George was the son of Sir John Gascoigne.
He seems to have spent a part of his early life in Westmorland. Educated at Trinity College, Cambridge, he entered the Middle Temple as a law student before 1548.
However, he neglected his studies and led a life of reckless extravagance and dissipation, for which his father disinherited him. In 1555, he moved to Gray’s Inn, but seems to have left it also.
In 1557–58, he represented Bedford in Parliament. In 1565, he returned to Gray’s Inn, and the following year, two plays by him were presented there (The Supposes, adapted from the Italian of Ariosto, and Jocasta, adapted from the Phoenissae of Euripides).
In 1572, he was again made a Member of Parliament for the borough of Midhurst, but objections having been made to his character, he seems not to have taken his seat.

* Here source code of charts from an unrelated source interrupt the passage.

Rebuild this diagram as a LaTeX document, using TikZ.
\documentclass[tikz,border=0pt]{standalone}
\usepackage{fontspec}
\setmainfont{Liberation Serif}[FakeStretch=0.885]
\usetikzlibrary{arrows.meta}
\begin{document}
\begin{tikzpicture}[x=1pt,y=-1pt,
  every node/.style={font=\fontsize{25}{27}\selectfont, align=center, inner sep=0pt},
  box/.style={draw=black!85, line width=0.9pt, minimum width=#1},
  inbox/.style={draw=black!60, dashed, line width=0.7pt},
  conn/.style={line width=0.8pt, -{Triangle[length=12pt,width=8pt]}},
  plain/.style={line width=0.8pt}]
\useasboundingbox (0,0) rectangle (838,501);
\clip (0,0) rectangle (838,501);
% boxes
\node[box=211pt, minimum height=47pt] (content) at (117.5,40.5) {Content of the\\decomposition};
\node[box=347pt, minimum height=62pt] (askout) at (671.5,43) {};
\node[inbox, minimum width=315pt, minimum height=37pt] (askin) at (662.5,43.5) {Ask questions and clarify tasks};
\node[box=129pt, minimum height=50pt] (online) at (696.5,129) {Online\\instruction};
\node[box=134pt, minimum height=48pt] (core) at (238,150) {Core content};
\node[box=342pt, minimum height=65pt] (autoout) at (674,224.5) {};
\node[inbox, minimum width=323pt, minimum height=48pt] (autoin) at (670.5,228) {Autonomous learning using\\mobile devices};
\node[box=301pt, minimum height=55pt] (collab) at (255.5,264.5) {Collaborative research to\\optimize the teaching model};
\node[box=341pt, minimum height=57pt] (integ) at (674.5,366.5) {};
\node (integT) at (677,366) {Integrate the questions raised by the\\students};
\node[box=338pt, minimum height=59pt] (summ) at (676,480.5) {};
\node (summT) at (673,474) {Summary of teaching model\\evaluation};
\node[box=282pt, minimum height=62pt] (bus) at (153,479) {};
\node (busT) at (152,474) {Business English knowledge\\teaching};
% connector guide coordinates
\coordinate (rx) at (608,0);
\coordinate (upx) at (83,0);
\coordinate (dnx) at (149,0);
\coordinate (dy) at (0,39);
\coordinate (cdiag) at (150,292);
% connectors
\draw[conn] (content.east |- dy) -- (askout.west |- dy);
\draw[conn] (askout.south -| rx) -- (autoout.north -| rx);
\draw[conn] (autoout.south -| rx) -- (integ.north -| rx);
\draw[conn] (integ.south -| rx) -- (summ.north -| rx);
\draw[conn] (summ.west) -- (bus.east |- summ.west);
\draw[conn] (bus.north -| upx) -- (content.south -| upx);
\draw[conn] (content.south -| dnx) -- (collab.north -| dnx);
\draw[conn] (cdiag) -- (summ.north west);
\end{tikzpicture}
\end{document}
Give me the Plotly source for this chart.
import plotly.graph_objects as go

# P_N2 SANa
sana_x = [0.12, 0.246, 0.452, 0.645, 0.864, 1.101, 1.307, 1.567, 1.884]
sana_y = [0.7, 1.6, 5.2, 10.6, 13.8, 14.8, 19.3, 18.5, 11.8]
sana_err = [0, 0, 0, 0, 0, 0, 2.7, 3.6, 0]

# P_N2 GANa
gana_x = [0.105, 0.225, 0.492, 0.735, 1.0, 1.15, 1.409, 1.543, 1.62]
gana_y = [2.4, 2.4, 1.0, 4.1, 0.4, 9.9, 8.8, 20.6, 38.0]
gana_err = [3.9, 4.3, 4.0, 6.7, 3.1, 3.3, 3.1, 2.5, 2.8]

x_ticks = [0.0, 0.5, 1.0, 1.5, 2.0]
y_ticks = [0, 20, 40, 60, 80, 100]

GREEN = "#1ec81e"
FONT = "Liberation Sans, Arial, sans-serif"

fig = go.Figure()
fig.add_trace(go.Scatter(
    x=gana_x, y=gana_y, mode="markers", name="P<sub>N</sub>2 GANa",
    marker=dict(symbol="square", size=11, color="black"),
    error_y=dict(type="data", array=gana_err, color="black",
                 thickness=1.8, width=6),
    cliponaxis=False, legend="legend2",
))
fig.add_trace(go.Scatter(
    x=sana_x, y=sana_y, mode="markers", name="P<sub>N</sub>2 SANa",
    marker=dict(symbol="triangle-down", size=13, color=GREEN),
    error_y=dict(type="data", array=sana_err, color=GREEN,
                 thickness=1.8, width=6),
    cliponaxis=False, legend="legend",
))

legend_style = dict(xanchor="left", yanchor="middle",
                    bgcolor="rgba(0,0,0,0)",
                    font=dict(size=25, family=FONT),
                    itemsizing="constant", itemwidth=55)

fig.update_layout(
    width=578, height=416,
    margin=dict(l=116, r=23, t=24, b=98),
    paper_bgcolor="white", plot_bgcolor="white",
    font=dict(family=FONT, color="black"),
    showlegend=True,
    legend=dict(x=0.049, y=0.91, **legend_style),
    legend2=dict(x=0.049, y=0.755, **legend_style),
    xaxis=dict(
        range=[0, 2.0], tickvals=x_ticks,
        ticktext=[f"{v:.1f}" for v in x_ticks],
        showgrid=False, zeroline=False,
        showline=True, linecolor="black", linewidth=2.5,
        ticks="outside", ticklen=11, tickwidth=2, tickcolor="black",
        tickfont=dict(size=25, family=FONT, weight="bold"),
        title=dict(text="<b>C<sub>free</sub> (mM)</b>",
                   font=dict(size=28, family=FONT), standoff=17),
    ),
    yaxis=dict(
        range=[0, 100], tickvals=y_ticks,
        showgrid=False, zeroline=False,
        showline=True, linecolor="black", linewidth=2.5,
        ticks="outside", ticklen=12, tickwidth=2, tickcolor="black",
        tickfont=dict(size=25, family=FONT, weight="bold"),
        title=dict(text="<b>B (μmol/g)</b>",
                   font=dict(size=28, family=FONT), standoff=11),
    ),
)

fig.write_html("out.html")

Not long after, he entered the service of William of Orange, who commissioned him a captain. During that service, he was taken prisoner by the Spanish and returned to England.
During his absence, his first book, A Hundredth Sundrie Floures Bound Up in One Small Poesie, which he had left in the hands of a friend, was printed without his permission. After his return from the Netherlands, he published in 1575 a corrected and enlarged edition.
Thereafter he seems to have led a literary life, and was said to have been in some way attached to the court.
On the occasion of Queen Elizabeth’s visit to Kenilworth in the summer of 1575, Gascoigne was commissioned by Leicester to devise the masques, and performed for the Queen’s entertainment.